Mark Zuckerberg May Be Having the Worst Week of His Life and It Is Only Monday

Facebook CEO Mark Zuckerberg has spent months preparing for this week. And it still got off to a much worse start than even he could have imagined.

Ahead of congressional hearings on the company this week, Facebook employee-turned-whistleblower Frances Haugen leaked internal company documents appearing to show the world's biggest social media platform prioritized profits over the public good—at the expense of everything from democratic stability and civil discourse to the mental health of teenagers.

Haugen, hired in 2019 to address misinformation circulating on Facebook, shared the documents with The Wall Street Journal, which published a series of articles about them last month. On Sunday night, Haugen appeared on 60 Minutes, claiming the company is lying about making progress against hate, violence and misinformation on the platform.

"The thing I saw at Facebook over and over again was there were conflicts of interest between what was good for the public and what was good for Facebook, and Facebook over and over again chose to optimize for its own interests, like making more money," she said on the show.

She claimed among other things that Facebook scrapped its civic integrity team following the 2020 presidential election and said it is "substantially worse" at limiting misinformation than other digital media companies, including Google and Pinterest.

One internal Facebook study she found reportedly said, "We estimate that we may action as little as three to five percent of hate and about six tenths of one percent of violence and incitement on Facebook, despite being the best in the world at it." Another found that Instagram harms the mental well-being of teenage girls, she said.

On Sunday, Zuckerberg shared photos of himself fencing and sailing on his Facebook profile, even as widespread criticism came rolling in.

Then, massive outages on Monday forced him and the platform's over 2 billion users to stop posting. The outages affected not only Facebook, but also Instagram and WhatsApp, services owned by the company.

Internet watchdog NetBlocks estimates that just one hour of the platforms being shut down mean losses of more than $160 million for the company. Facebook shares tumbled nearly 5 percent Monday. When it comes to Zuckerberg's personal wealth, he has reportedly lost $6 billion in the hours since the outage.

Furthermore, Facebook employees on Monday reportedly could not enter company buildings or access their internal communications platform, preventing them from examining the extent of the disruption.

The outages may have been caused by DNS routing issues, according to Doug Madory, director of internet analysis for Kentik Inc. DNS routers help direct internet traffic to websites by translating an address such as facebook.com into an IP address.
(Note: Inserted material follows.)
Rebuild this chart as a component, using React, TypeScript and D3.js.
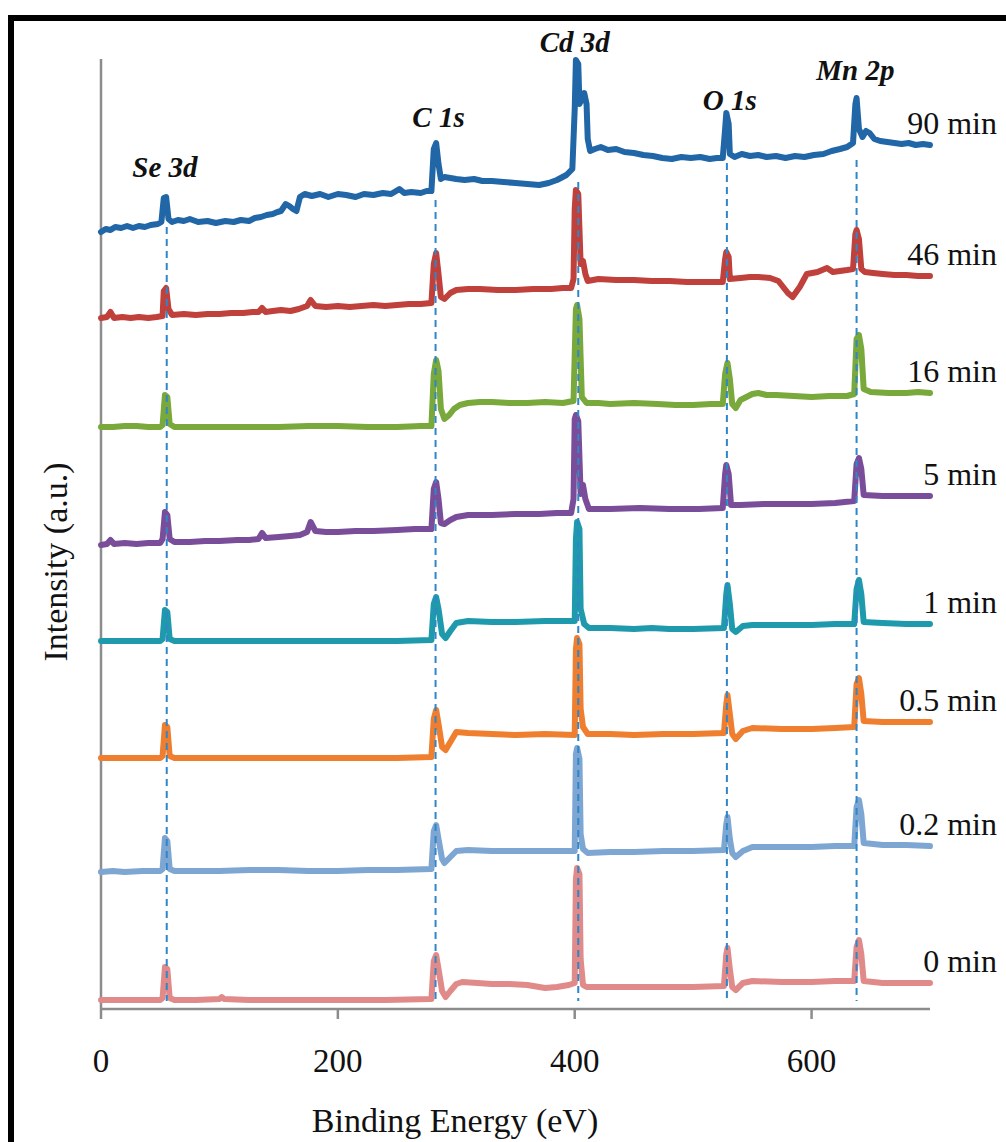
import React from 'react';
import * as d3 from 'd3';

type Pt = [number, number];

// binding energy (eV), intensity (a.u., stacked offsets included)
const min90: Pt[] = [
  [0, 777], [4, 780], [8, 779], [12, 782], [17, 781], [22, 783], [27, 781], [32, 783], [37, 782],
  [42, 784], [48, 785], [51, 787], [53, 811], [55, 812], [57, 790], [60, 787], [65, 789], [70, 788],
  [75, 790], [82, 787], [90, 788], [97, 786], [105, 788], [112, 787], [118, 789], [125, 788],
  [130, 791], [135, 792], [140, 794], [145, 795], [149, 797], [152, 798], [156, 805], [159, 803],
  [162, 800], [165, 798], [168, 812], [172, 815], [178, 813], [185, 815], [192, 812], [200, 815],
  [207, 814], [215, 812], [222, 815], [230, 814], [238, 816], [245, 815], [252, 820], [256, 816],
  [262, 817], [270, 816], [275, 818], [279, 818], [281, 860], [283, 866], [285, 845], [287, 830],
  [290, 832], [295, 831], [300, 830], [307, 829], [315, 830], [322, 828], [330, 828], [340, 827],
  [350, 826], [360, 825], [370, 824], [378, 826], [385, 829], [393, 834], [398, 840], [400, 900],
  [401, 949], [403, 945], [404, 905], [406, 910], [408, 916], [410, 905], [411, 870], [413, 858],
  [417, 860], [422, 862], [428, 859], [435, 860], [442, 857], [450, 856], [458, 854], [466, 853],
  [474, 851], [482, 850], [490, 852], [498, 851], [506, 852], [514, 850], [520, 851], [525, 851],
  [527, 880], [528, 896], [530, 885], [531, 855], [535, 852], [541, 855], [548, 853], [555, 854],
  [562, 852], [570, 853], [578, 851], [586, 853], [594, 852], [602, 854], [610, 855], [617, 858],
  [624, 860], [630, 862], [635, 866], [637, 905], [638, 911], [640, 880], [643, 872], [646, 878],
  [649, 876], [653, 870], [658, 868], [664, 867], [670, 866], [676, 865], [682, 866], [688, 864],
  [694, 865], [700, 864],
];

const min46: Pt[] = [
  [0, 691], [5, 692], [8, 697], [11, 691], [18, 692], [25, 691], [32, 692], [40, 691], [47, 692],
  [52, 693], [53, 718], [55, 721], [57, 700], [60, 694], [70, 695], [80, 694], [90, 695],
  [100, 695], [110, 696], [120, 696], [128, 697], [133, 697], [136, 701], [139, 697], [145, 698],
  [152, 699], [160, 698], [167, 700], [174, 703], [177, 709], [181, 703], [190, 702], [200, 703],
  [210, 702], [220, 703], [230, 704], [240, 703], [250, 704], [260, 705], [270, 705], [279, 706],
  [281, 745], [283, 756], [285, 735], [287, 712], [290, 710], [295, 716], [300, 719], [310, 720],
  [320, 720], [335, 719], [350, 719], [365, 720], [380, 720], [390, 721], [397, 721], [399, 730],
  [400, 800], [401, 819], [403, 815], [405, 745], [407, 748], [409, 735], [411, 728], [420, 730],
  [435, 729], [450, 729], [465, 728], [480, 728], [495, 727], [510, 727], [525, 727], [527, 750],
  [528, 757], [530, 752], [531, 730], [540, 731], [548, 732], [555, 732], [565, 731], [572, 728],
  [580, 716], [584, 712], [590, 722], [596, 735], [605, 737], [613, 741], [618, 737], [624, 738],
  [630, 739], [635, 740], [637, 775], [638, 779], [640, 770], [642, 740], [645, 737], [652, 736],
  [660, 735], [670, 734], [680, 734], [690, 733], [700, 733],
];

const min16: Pt[] = [
  [0, 582], [10, 582], [20, 583], [30, 583], [40, 582], [50, 582], [52, 584], [54, 614],
  [56, 612], [58, 585], [62, 582], [80, 582], [100, 582], [125, 582], [150, 582], [175, 583],
  [200, 583], [225, 582], [250, 582], [270, 583], [279, 583], [281, 635], [283, 649], [285, 638],
  [287, 600], [290, 590], [294, 594], [298, 600], [303, 604], [310, 606], [320, 607], [330, 607],
  [345, 606], [360, 606], [375, 607], [390, 606], [399, 608], [401, 700], [402, 704], [404, 690],
  [406, 612], [410, 606], [420, 606], [430, 605], [450, 606], [470, 605], [485, 604], [500, 604],
  [515, 605], [525, 605], [527, 635], [529, 646], [531, 630], [533, 605], [536, 601], [540, 609],
  [545, 612], [550, 615], [555, 616], [562, 614], [570, 614], [585, 613], [600, 612], [615, 613],
  [630, 613], [636, 615], [638, 670], [640, 674], [642, 660], [644, 620], [650, 617], [665, 616],
  [680, 616], [690, 617], [700, 616],
];

const min5: Pt[] = [
  [0, 464], [5, 465], [8, 469], [11, 465], [20, 466], [30, 465], [40, 466], [50, 466],
  [52, 470], [54, 497], [56, 494], [58, 470], [62, 467], [75, 467], [88, 468], [100, 468],
  [115, 469], [125, 469], [133, 470], [136, 476], [139, 471], [150, 472], [160, 473], [168, 474],
  [174, 477], [177, 487], [181, 478], [190, 477], [200, 477], [215, 478], [230, 478], [250, 479],
  [265, 480], [279, 480], [281, 520], [283, 527], [285, 510], [287, 486], [290, 485], [295, 489],
  [300, 492], [310, 494], [330, 494], [350, 495], [370, 495], [385, 496], [397, 496], [399, 510],
  [400, 590], [401, 594], [403, 588], [405, 515], [407, 524], [409, 510], [412, 500], [430, 500],
  [455, 501], [480, 500], [505, 500], [525, 501], [527, 535], [528, 544], [530, 535], [532, 504],
  [540, 504], [560, 505], [580, 505], [600, 505], [620, 506], [636, 508], [638, 545], [640, 551],
  [642, 540], [644, 514], [660, 513], [680, 513], [700, 513],
];

const min1: Pt[] = [
  [0, 368], [25, 368], [50, 368], [52, 370], [54, 399], [56, 397], [58, 370], [62, 368],
  [100, 368], [150, 368], [200, 368], [250, 368], [279, 369], [281, 405], [283, 412], [285, 400],
  [288, 375], [291, 371], [295, 378], [300, 386], [310, 388], [330, 387], [350, 387], [375, 388],
  [400, 388], [401, 470], [402, 487], [404, 480], [405, 400], [408, 385], [412, 381], [430, 381],
  [450, 380], [465, 381], [480, 380], [500, 380], [526, 381], [528, 415], [529, 424], [531, 405],
  [533, 380], [536, 377], [542, 383], [550, 384], [575, 384], [600, 384], [620, 385], [636, 385],
  [638, 420], [640, 429], [642, 415], [644, 387], [660, 386], [680, 385], [700, 385],
];

const min05: Pt[] = [
  [0, 251], [25, 251], [50, 251], [52, 253], [54, 284], [56, 282], [58, 253], [62, 251],
  [100, 251], [150, 251], [200, 251], [250, 251], [279, 252], [281, 290], [283, 299], [285, 285],
  [288, 262], [291, 259], [295, 267], [300, 277], [310, 276], [330, 275], [350, 274], [375, 275],
  [400, 274], [401, 360], [402, 371], [404, 365], [405, 300], [407, 282], [411, 275], [430, 275],
  [450, 274], [475, 275], [500, 275], [526, 276], [528, 305], [529, 314], [531, 295], [533, 275],
  [536, 270], [542, 278], [550, 281], [575, 280], [600, 280], [620, 281], [636, 282], [638, 325],
  [640, 331], [642, 315], [644, 288], [660, 287], [680, 287], [700, 287],
];

const min02: Pt[] = [
  [0, 137], [10, 138], [20, 137], [35, 138], [50, 138], [52, 140], [54, 171], [56, 168],
  [58, 140], [62, 138], [80, 138], [100, 138], [125, 139], [150, 139], [175, 138], [200, 138],
  [225, 139], [250, 139], [279, 140], [281, 178], [283, 184], [285, 170], [288, 150], [290, 146],
  [295, 152], [300, 158], [310, 159], [330, 158], [350, 158], [375, 158], [400, 158], [401, 255],
  [402, 261], [404, 250], [405, 175], [407, 160], [411, 156], [430, 157], [450, 157], [475, 158],
  [500, 158], [526, 159], [528, 185], [529, 192], [531, 170], [533, 156], [536, 152], [542, 158],
  [550, 162], [575, 162], [600, 162], [620, 163], [636, 163], [638, 202], [640, 209], [642, 195],
  [644, 166], [660, 164], [680, 164], [700, 163],
];

const min0: Pt[] = [
  [0, 9], [25, 9], [50, 9], [52, 11], [54, 42], [56, 40], [58, 11], [62, 9],
  [80, 9], [100, 10], [102, 12], [104, 10], [125, 9], [150, 9], [175, 9], [200, 9],
  [240, 9], [279, 10], [281, 48], [283, 54], [285, 40], [288, 18], [291, 12], [295, 18],
  [300, 25], [305, 27], [318, 26], [330, 25], [345, 25], [360, 24], [375, 21], [385, 22],
  [395, 24], [400, 26], [401, 130], [402, 141], [404, 135], [405, 50], [407, 24], [410, 22],
  [430, 22], [450, 22], [475, 22], [500, 22], [526, 23], [528, 55], [529, 61], [531, 40],
  [533, 22], [536, 19], [542, 26], [550, 28], [575, 27], [600, 27], [620, 28], [636, 28],
  [638, 62], [640, 69], [642, 55], [644, 28], [660, 26], [680, 26], [700, 26],
];

const seriesNames = ['90 min', '46 min', '16 min', '5 min', '1 min', '0.5 min', '0.2 min', '0 min'];
const seriesData = [min90, min46, min16, min5, min1, min05, min02, min0];
const seriesColors = ['#2166A6', '#C0403C', '#79A83B', '#7A4D9A', '#1E9AAC', '#EF7E2E', '#7EA6D3', '#E18A8A'];

// peak assignments: name, energy of guide line, top of guide, label height
const peakNames = ['Se 3d', 'C 1s', 'Cd 3d', 'O 1s', 'Mn 2p'];
const peakEnergy = [55.5, 282.5, 403, 528.5, 638];
const peakGuideTop = [782, 809, 827, 846, 849];
const peakLabelY = [832, 882, 957, 899, 929];
const peakLabelE = [54, 285, 400, 531, 637];

const xTicks = [0, 200, 400, 600];

const W = 1006;
const H = 1142;
const serif = '"Liberation Serif", "Times New Roman", Times, serif';

export default function App() {
  const x = d3.scaleLinear().domain([0, 700]).range([101, 930]);
  const y = d3.scaleLinear().domain([0, 950]).range([1009, 59]);
  const line = d3.line<Pt>().x(d => x(d[0])).y(d => y(d[1]));

  return (
    <svg width={W} height={H} style={{ position: 'absolute', left: 0, top: 0, background: '#fff' }}>
      <rect x={11} y={18} width={W + 50} height={H + 50} fill="none" stroke="#000" strokeWidth={6} />

      {/* axes */}
      <line x1={x(0)} x2={x(0)} y1={y(950)} y2={y(0)} stroke="#8c8c8c" strokeWidth={2.5} />
      <line x1={x(0)} x2={x(700)} y1={y(0)} y2={y(0)} stroke="#8c8c8c" strokeWidth={2.5} />
      {xTicks.map(t => (
        <g key={t}>
          <line x1={x(t)} x2={x(t)} y1={y(0)} y2={y(0) + 10} stroke="#8c8c8c" strokeWidth={2.5} />
          <text x={x(t)} y={1072} textAnchor="middle" fontFamily={serif} fontSize={33} fill="#111">{t}</text>
        </g>
      ))}
      <text x={455} y={1132} textAnchor="middle" fontFamily={serif} fontSize={34} fill="#111">Binding Energy (eV)</text>
      <text transform="translate(67,562) rotate(-90)" textAnchor="middle" fontFamily={serif} fontSize={34} fill="#111">Intensity (a.u.)</text>

      {/* spectra */}
      {seriesData.map((d, i) => (
        <path key={seriesNames[i]} d={line(d) || ''} fill="none" stroke={seriesColors[i]}
          strokeWidth={6} strokeLinejoin="round" strokeLinecap="round" />
      ))}

      {/* guide lines */}
      {peakEnergy.map((e, i) => (
        <line key={peakNames[i]} x1={x(e)} x2={x(e)} y1={y(peakGuideTop[i])} y2={y(8)}
          stroke="#2F86C8" strokeWidth={2} strokeDasharray="7 5" />
      ))}

      {/* peak labels */}
      {peakNames.map((n, i) => (
        <text key={n} x={x(peakLabelE[i])} y={y(peakLabelY[i])} textAnchor="middle" fontFamily={serif}
          fontSize={29} fontWeight="bold" fontStyle="italic" fill="#111">{n}</text>
      ))}

      {/* series labels */}
      {seriesData.map((d, i) => (
        <text key={'l' + i} x={997} y={y(d[d.length - 1][1]) - 11} textAnchor="end" fontFamily={serif}
          fontSize={32} fill="#111">{seriesNames[i]}</text>
      ))}
    </svg>
  );
}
At about 6 p.m. ET Facebook appeared to be back up and running, but it marked the worst outage for the service since a 2019 incident forced it offline for more than 24 hours. Hardest hit by Monday's downtime were small businesses and creators relying on the platform for income.

Troubles continued to mount on Monday when a member of a known forum for hackers claimed to be in possession of the personal information of about 1.5 billion Facebook users from across the globe, offering to sell it in chunks to other users on the forum.

The hacker claimed the information included the name, email address, location, gender, phone number and user ID attached to each Facebook account.

Mark Zuckerberg
Facebook experienced mounting crises on Monday as it dealt with blowback over reports it placed profit over the public good, a massive outage of its services, and privacy concerns brought on by an alleged hack. Above, Mark Zuckerberg testifies before Congress in April 2018. Chip Somodevilla/Getty Images

If the information was obtained by data scraping, as claimed by the hacker, no actual accounts are likely to have been compromised yet.

Still, accounts could be accessed if the data was acquired by the right kind of cybercriminal. It might also be used by marketing operations to push specific ads on affected users.

That could be another challenge for the company as it addresses financial hits from the outage and mounting concern from lawmakers.

Haugen is expected to urge Congress to regulate the social media giant when she addresses a Senate Commerce subcommittee Tuesday. Senators from both sides of the aisle may meet the company with some iciness, with Democrats concerned about misinformation and Republicans decrying censorship by social media companies.

In a prepared testimony obtained by Reuters, Haugen likened Facebook to tobacco companies, which long denied that smoking was detrimental to health.

"When we realized tobacco companies were hiding the harms it caused, the government took action. When we figured out cars were safer with seatbelts, the government took action," said Haugen's written testimony. "I implore you to do the same here."